We can hardly blame the SNP for exploiting the zeitgeist. Its activists were furious when the Supreme Court rejected their demand for another referendum, dismissing what it called their “absurd claim” that Scotland was an “oppressed colony”. As a matter of historical and political fact, that statement is unarguable. If anyone felt colonised when James VI united the realms in 1603, it was the English. If anyone felt oppressed when the parliaments merged in 1707, it was English MPs, grumbling at having to assume Scotland’s debts.
There is, though, a logic to the SNP’s tactics. Unionism used to rest on a sense of satisfaction at living in the world’s greatest country. Nowadays, though, victimhood is the supreme virtue. The fact that Scots created, defended and administered the Union and later its Empire is a cause of embarrassment.
One of the most irritating aspects of this whole debate is that I find myself being dragged into it unwillingly. As a Gladstonian, I regret most of our imperial moment. We should have contented ourselves with coaling stations and trading posts rather than assuming responsibility for vast and expensive tracts of land. This was also, incidentally, the view of the Colonial Office throughout the nineteenth century. They knew that the British paid far higher taxes than their imperial subjects (who also benefited from lower taxes than the rest of the world). If the Empire was an attempt at exploitation, it was stunningly ineffective.
And, of course, I dislike the repression – notably in India, Cyprus, Kenya and Burma. (Ireland, which was considered a core part of Britain rather than a colonial possession, was a different story.)
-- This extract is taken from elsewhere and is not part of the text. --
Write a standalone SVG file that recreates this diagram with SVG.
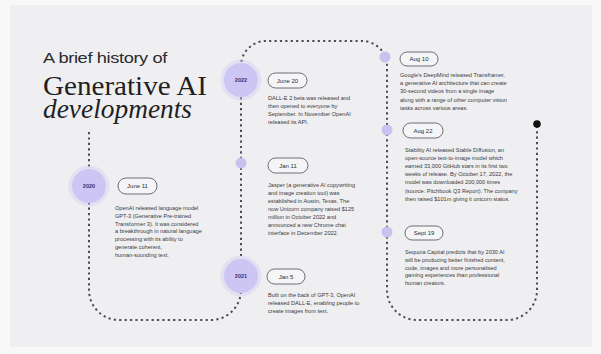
<svg xmlns="http://www.w3.org/2000/svg" width="601" height="354" viewBox="0 0 601 354">
  <style>
    .title { font-family: "Liberation Sans", Arial, sans-serif; font-size: 14.5px; fill: #2a2a2e; letter-spacing: -0.3px; }
    .serif { font-family: "Liberation Serif", "Times New Roman", serif; font-size: 28px; fill: #1f1f24; }
    .ital { font-style: italic; }
    .path { fill: none; stroke: #4d4d55; stroke-width: 2; stroke-dasharray: 2.2 3.2; }
    .year { fill: #cdc6f4; }
    .halo { fill: #cdc6f4; opacity: 0.35; }
    .yr { font-family: "Liberation Sans", Arial, sans-serif; font-size: 5.6px; font-weight: bold; fill: #34347a; text-anchor: middle; }
    .dot { fill: #c9c2ef; }
    .pill { fill: #f5f5f7; stroke: #5e5e66; stroke-width: 0.9; }
    .pl { font-family: "Liberation Sans", Arial, sans-serif; font-size: 6px; fill: #2c2c30; text-anchor: middle; }
    .body { font-family: "Liberation Sans", Arial, sans-serif; font-size: 5.6px; fill: #3a3a40; }
  </style>

  <!-- page and panel -->
  <rect x="0" y="0" width="601" height="354" fill="#f8f8f9"/>
  <rect x="10" y="5" width="582" height="342" fill="#efeff1"/>

  <!-- heading -->
  <g id="heading">
    <text class="title" x="43" y="63" textLength="124" lengthAdjust="spacingAndGlyphs">A brief history of</text>
    <text class="serif" x="43" y="95" textLength="164" lengthAdjust="spacingAndGlyphs">Generative AI</text>
    <text class="serif ital" x="43" y="118" textLength="149" lengthAdjust="spacingAndGlyphs">developments</text>
  </g>

  <!-- timeline connector -->
  <g id="connectors">
    <path class="path" d="M89 132 V290 A30 30 0 0 0 119 320 H211 A30 30 0 0 0 241 290 V66 A25 25 0 0 1 266 41 H362 A25 25 0 0 1 387 66 V290 A30 30 0 0 0 417 320 H507 A30 30 0 0 0 537 290 V124"/>
    <circle cx="537" cy="124" r="3.8" fill="#111"/>
  </g>

  <!-- 2020 -->
  <g id="y2020">
    <circle class="halo" cx="89" cy="186" r="20.5"/>
    <circle class="year" cx="89" cy="186" r="17"/>
    <text class="yr" x="89" y="188">2020</text>
  </g>
  <g id="jun11-2020">
    <rect class="pill" x="118" y="178" width="39" height="16" rx="8"/>
    <text class="pl" x="137.5" y="188.2">June 11</text>
    <text class="body" x="115" y="210">
      <tspan x="115" dy="0">OpenAI released language model</tspan>
      <tspan x="115" dy="7.8">GPT-3 (Generative Pre-trained</tspan>
      <tspan x="115" dy="7.8">Transformer 3). It was considered</tspan>
      <tspan x="115" dy="7.8">a breakthrough in natural language</tspan>
      <tspan x="115" dy="7.8">processing with its ability to</tspan>
      <tspan x="115" dy="7.8">generate coherent,</tspan>
      <tspan x="115" dy="7.8">human-sounding text.</tspan>
    </text>
  </g>

  <!-- 2021 -->
  <g id="y2021">
    <circle class="halo" cx="241" cy="276" r="20.5"/>
    <circle class="year" cx="241" cy="276" r="17"/>
    <text class="yr" x="241" y="278">2021</text>
  </g>
  <g id="jan5-2021">
    <rect class="pill" x="267" y="269" width="38" height="15" rx="7.5"/>
    <text class="pl" x="286" y="278.6">Jan 5</text>
    <text class="body" x="268" y="297">
      <tspan x="268" dy="0">Built on the back of GPT-3, OpenAI</tspan>
      <tspan x="268" dy="8">released DALL-E, enabling people to</tspan>
      <tspan x="268" dy="8">create images from text.</tspan>
    </text>
  </g>

  <!-- 2022 -->
  <g id="jan11-2022">
    <circle class="dot" cx="241" cy="163" r="5.5"/>
    <rect class="pill" x="268" y="158" width="40" height="15" rx="7.5"/>
    <text class="pl" x="288" y="167.6">Jan 11</text>
    <text class="body" x="268" y="187">
      <tspan x="268" dy="0">Jasper (a generative AI copywriting</tspan>
      <tspan x="268" dy="8">and image creation tool) was</tspan>
      <tspan x="268" dy="8">established in Austin, Texas. The</tspan>
      <tspan x="268" dy="8">now Unicorn company raised $125</tspan>
      <tspan x="268" dy="8">million in October 2022 and</tspan>
      <tspan x="268" dy="8">announced a new Chrome chat</tspan>
      <tspan x="268" dy="8">interface in December 2022.</tspan>
    </text>
  </g>
  <g id="y2022">
    <circle class="halo" cx="241" cy="80" r="20.5"/>
    <circle class="year" cx="241" cy="80" r="17"/>
    <text class="yr" x="241" y="82">2022</text>
  </g>
  <g id="jun20-2022">
    <rect class="pill" x="268" y="73" width="39" height="15" rx="7.5"/>
    <text class="pl" x="287.5" y="82.6">June 20</text>
    <text class="body" x="268" y="100">
      <tspan x="268" dy="0">DALL-E 2 beta was released and</tspan>
      <tspan x="268" dy="8">then opened to everyone by</tspan>
      <tspan x="268" dy="8">September. In November OpenAI</tspan>
      <tspan x="268" dy="8">released its API.</tspan>
    </text>
  </g>
  <g id="aug10-2022">
    <circle class="dot" cx="385" cy="57" r="5.5"/>
    <rect class="pill" x="400" y="52" width="38" height="14" rx="7"/>
    <text class="pl" x="419" y="61.2">Aug 10</text>
    <text class="body" x="400" y="77">
      <tspan x="400" dy="0">Google's DeepMind released Transframer,</tspan>
      <tspan x="400" dy="8.2">a generative AI architecture that can create</tspan>
      <tspan x="400" dy="8.2">30-second videos from a single image</tspan>
      <tspan x="400" dy="8.2">along with a range of other computer vision</tspan>
      <tspan x="400" dy="8.2">tasks across various areas.</tspan>
    </text>
  </g>
  <g id="aug22-2022">
    <circle class="dot" cx="387" cy="130" r="5.5"/>
    <rect class="pill" x="403" y="123" width="40" height="15" rx="7.5"/>
    <text class="pl" x="423" y="132.6">Aug 22</text>
    <text class="body" x="405" y="152">
      <tspan x="405" dy="0">Stability AI released Stable Diffusion, an</tspan>
      <tspan x="405" dy="8.1">open-source text-to-image model which</tspan>
      <tspan x="405" dy="8.1">earned 33,000 GitHub stars in its first two</tspan>
      <tspan x="405" dy="8.1">weeks of release. By October 17, 2022, the</tspan>
      <tspan x="405" dy="8.1">model was downloaded 200,000 times</tspan>
      <tspan x="405" dy="8.1">(source: Pitchbook Q3 Report). The company</tspan>
      <tspan x="405" dy="8.1">then raised $101m giving it unicorn status.</tspan>
    </text>
  </g>
  <g id="sep19-2022">
    <circle class="dot" cx="387" cy="232" r="5.5"/>
    <rect class="pill" x="405" y="226" width="38" height="14" rx="7"/>
    <text class="pl" x="424" y="235.2">Sept 19</text>
    <text class="body" x="405" y="254">
      <tspan x="405" dy="0">Sequoia Capital predicts that by 2030 AI</tspan>
      <tspan x="405" dy="7.8">will be producing better finished content,</tspan>
      <tspan x="405" dy="7.8">code, images and more personalised</tspan>
      <tspan x="405" dy="7.8">gaming experiences than professional</tspan>
      <tspan x="405" dy="7.8">human creators.</tspan>
    </text>
  </g>
</svg>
Still, as I frequently find myself reminding anti-colonialists, the British Empire had a self-dissolving quality. Its administrators spoke of “stewardship”, and brought most of their colonies to independence without a shot being fired in anger – an extraordinary and unsung achievement.
Several countries petitioned to join. Some, like Malta, were admitted; others, like Uruguay and Ethiopia, were not. Why did they ask? Perhaps because, in many parts of the world, Britain was seen as the sort of adult that a lost child might approach. People in the Empire were, on most measures, vastly better off than the people living under German or Belgian or Japanese rule. And the authorities in London at least tried to keep colonists in some kind of check. It is hard to argue that indigenous populations were worse off under British rule than in autonomous settler states such as Argentina, the USA or the Boer republics.
The Empire was self-dissolving because the British have a peculiar obsession with representative government. The same obsession makes the UK uniquely sanguine about its own potential dismemberment. Those separatists raging at the Supreme Court might ask whether Corsica or Bavaria or Lombardy would have been offered a 2014-style referendum.
Our obsession with representative government, personal freedom, private property and independent courts defines us as a nation. And that obsession, albeit worn lightly, drives our enemies to distraction.
Listen, for example, to how Vladimir Putin talks of the current war. Russia, he says, is fighting against the West’s determination to impose liberal values everywhere. What liberal values? Freedom from arbitrary arrest, uncensored broadcasters, genuine elections, that sort of thing. He correctly associates liberal values with Britain, for no country has done more to disseminate them.
That dissemination happened partly through example and partly through imposition. Some countries saw that our liberal institutions had made us rich and free, and chose to copy them. Others had liberal institutions forced on them by colonial authorities, and were left to decide, after independence, whether to keep them.
But does the fact of having exported these values really make us the baddies? Would people rather live in a world dominated by Erdogans and Xis? I have a nasty feeling that we might soon find out.